Bagian Kedua
Oleh : Rizky Sopiyandi
Setelah sebelumnya penulis membahas suatu paradigma yang kurang tepat dalam mengkomunikasikan pesan untuk mempengaruhi pihak lain –dalam hal ini komunikan- kali ini dengan topik yang sama, saya coba membahas sedikit hal yang terkait dengan alasan besar mengapa kita perlu mempelajari ilmu komunikasi. Dengan suatu harapan ini bisa menjadi stimulus dan membuka ruang-ruang diskursus bagi setiap mahasiswa atau bahkan anda yang bukan mahasiswa namun tertarik menggeluti kajian komunikasi.
Seperti yang saya tuliskan sebelumnya (bagian pertama), sudah menjadi hakikat bahwa kita harus berkomunikasi, atau bahkan indikasi suatu kehidupan bagi manusia adalah adanya proses interaksi sosio-individual yang dilakukan dengan metode berkomunikasi. Bagaimana tidak, dalam diam atau dalam keadaan sendiri pun pada hakikatnya anda sedang berkomunikasi, bentuk komunikasi yang sering kita sebut dengan komunikasi interpersonal. Maka berhentinya suatu proses komunikasi dalam pandangan saya adalah ketika tidak adanya kehidupan dalam diri kita (mati), terlepas dengan adanya proses komunikasi yang bersifat transendental atau ghaib pasca hidup seorang manusia didunia.
Kembali kepada pokok pembahasan mengapa kita perlu mengkaji disiplin ilmu yang satu ini. Sahabat pembaca yang budiman, pernahkah sahabat mendengar kata “Mokusatsu”. Kalaulah sahabat pernah mendengarnya secara otomatis ingatan sahabat akan terpusat kepada tragedi dijatuhkannya Bom Atom di Hiroshima, Jepang.
kata Mokusatsu adalah kata yang digunakan Jepang dalam merespon ultimatum Amerika Serikat untuk menyerah, yang kemudian diterjemahkan oleh Domei (pihak AS) sebagai ‘mengabaikan’, alih-alih maknanya yang benar adalah ‘jangan memberi komentar sampai keputusan diambil’. Bahkan terdapat versi lain yang mengatakan, Jendral McArthur memerintahkan stafnya untuk mencari makna kata itu. Semua kamus bahasa Jepang-Inggris diperiksa yang memberi padanan kata no comment. MacArthur kemudian melaporkan kepada Presiden Truman yang memutuskan untuk menjatuhkan bom atom. Padahal, makna yang benar dari kata Mokusatsu adalah ‘Kami akan mentaati ultimatum Tuan tanpa komentar’.

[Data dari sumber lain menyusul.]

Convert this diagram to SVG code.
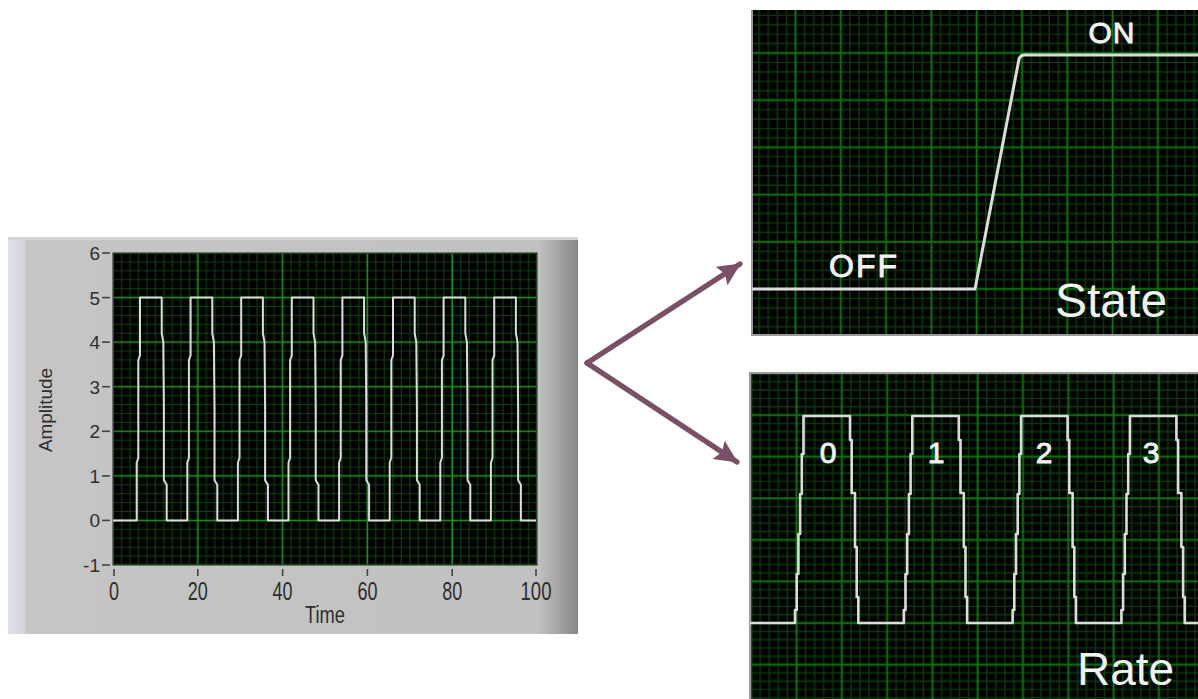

Kekeliruan dalam menerjemahkan suatu pesan yang dikirimkan pemerintah Jepang menjelang akhir Perang Dunia II boleh jadi telah memicu pengeboman Hiroshima. Kegagalan memahami pesan verbal itu dapat mengakibatkan bencana yang menjadi sejarah kelam umat manusia pada hari ini sering kita kenang.
Kekeliruan tersebut bisa kita analisa bersama yang tak lain adalah adanya kesan menghiraukan konteks komunikasi, dan itu bisa menjadi suatu pelajaran bagi kita meskipun dalam setiap saat dimana pun kita berada dan dalam kondisi apapun kita berkomunikasi tapi pada hakikatnya itu tidak menjadikan suatu bekal yang cukup bagi kita untuk menjadi insan komunikasi yang handal.
Oren Harari menuliskan dalam bukunya yang berjudul The Leadership Secrets, “Banyak orang hebat mengalami kegagalan disebabkan oleh kegagalannya dalam berkomunikasi yang baik. Atau bahkan sebaliknya, banyak orang yang kurang ahli dibidangnya namun ia beruntung dalam kesuksesannya dikarenakan memiliki gaya berkomunikasi yang baik”. Maka, meskipun komunikasi sudah menjadi suatu kegiatan dalam keseharian kita, bukan berarti menutup kemungkinan adanya suatu kesalahan dalam berkomunikasi. Baik itu kesalahan yang dalam hal menyampaikan pesan, maupun kesalahan dalam menafsirkan suatu pesan. Dan itulah sahabat, yang menjadi salah satu alasan bagi kita mengapa harus mempelajari ilmu komunikasi.